By a curious set of coincidences, chance encounters I can't recall anymore, I also came across some music I thought intriguing. It was snippets of news from the in-flight magazine and mini-reviews in Galician newspapers, tantalizing but cryptic and absolutely silent. As soon as I got home I did what I usually do when I happen upon new music: I fired up Spotify to hear what I had only been imagining.
Spotify was a godsend when it was launched, an eye-opener, a miracle almost. Its database contains more songs than the hard disk of even the most avid file sharer, ready for streaming at a moment's notice. When I signed up two-and-a-half years ago, I could listen to pretty much any piece of music, legally and for free. It was great for discovering the unknown, an infinite aural treasure chest.
The service was financed by advertisements that broke albums into annoyingly small fragments. The alternative was to pay for a subscription or, more parsimoniously, a day-pass. Provide an unlimited CD collection and you're almost guaranteed to have a happy party. I liked nearly every aspect of Spotify, and I was sure it wouldn't last.
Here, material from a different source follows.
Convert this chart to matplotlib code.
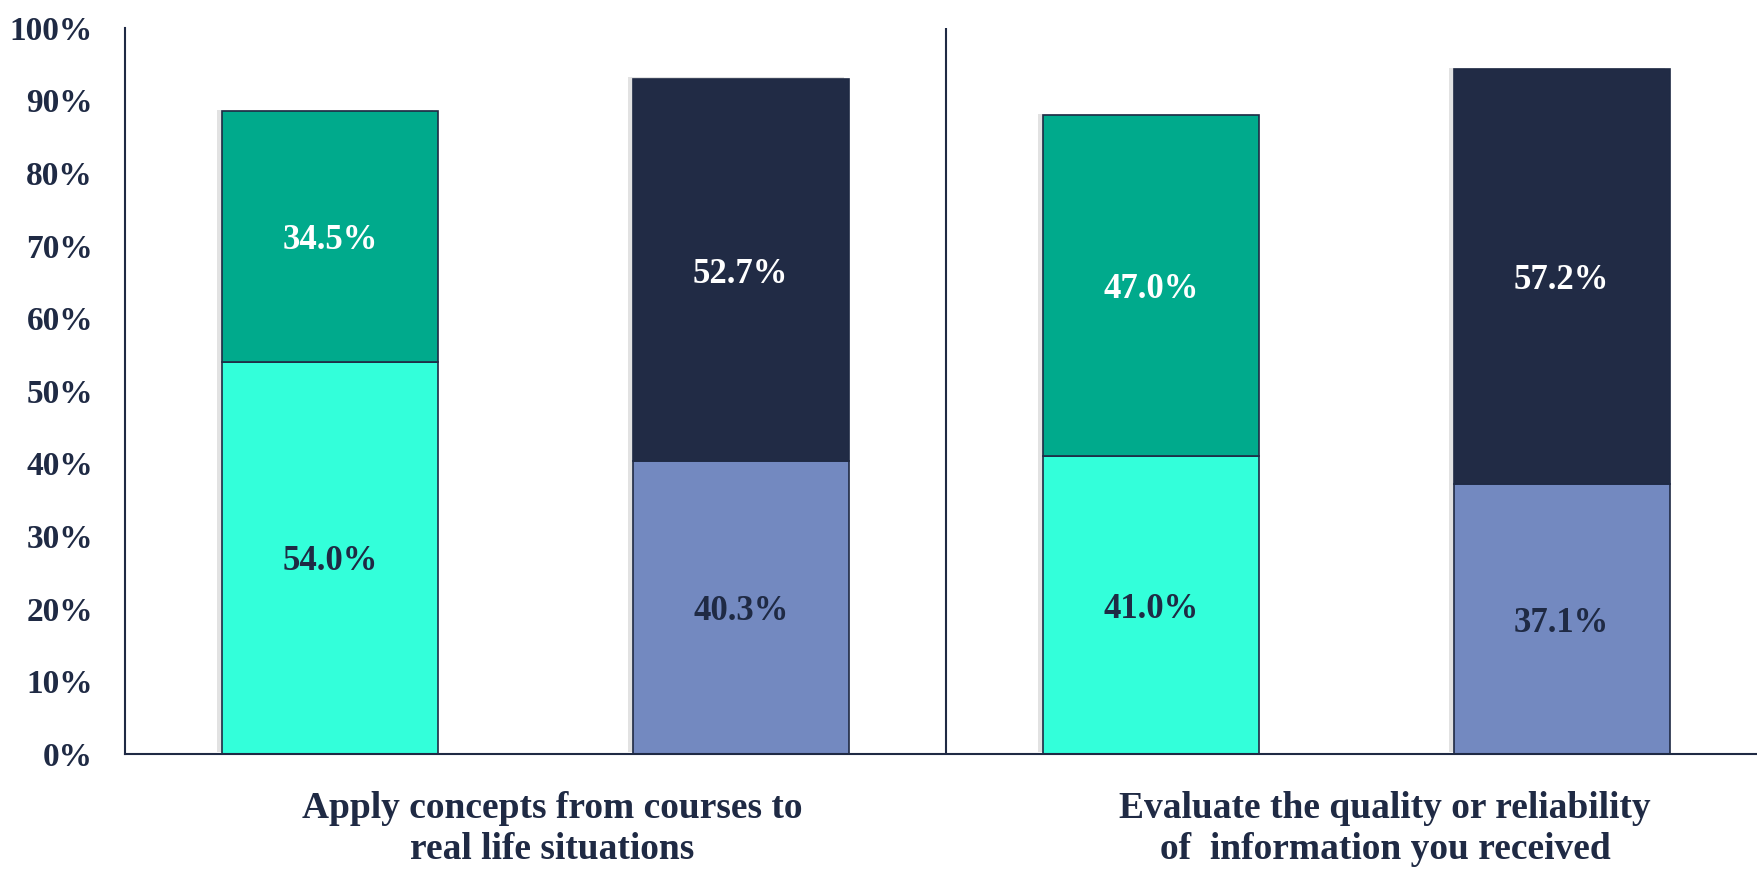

Ads that I don't act on or even listen to can't pay for unlimited music. It was clear to me that the free Spotify accounts were only teasers to get people hooked, make them take immediate music for granted, to suck them into paying five or ten pounds a month for a convenience they wouldn't want to miss.
I knew I wouldn't want to pay for a music subscription, ever. I want to buy music that I can listen to even when the hot music service of the moment (Napster, anyone?) is long forgotten. CDs are my media of choice. But before I place an order, I want to know what I get, and Spotify was great for that.
Back from Spain, I fired up Spotify and was asked, more in-your-face than usually, to purchase a Premium subscription. If not, I would not be able to listen to a song more than five times, and my monthly access would be curtailed at 10 hours. These are serious restrictions, and they render Spotify useless as a personal and personalizable radio. Nevertheless, I stuck with my Free account, which should still be good for test-listening to new music.
Except it might not. Over the last few months, I had already realized a progressive decline in the availability of songs and albums, a thinning of the collection, a rise of songs in pale grey, playable only with a paying subscription. Is it bye-bye Spotify?
Probably, and I'm not surprised. The free service was always too good to be true. But for the moment, things are still all right. The three new released I had been interested in were all available. I've started listening to Sidi Touré and the Orchestre Poly-Rythmo and, with no connection at all, the Beastie Boys. No decision yet on a purchase, but if I part with my money it will be one-off for a lasting value and not the intangibility of a subscription.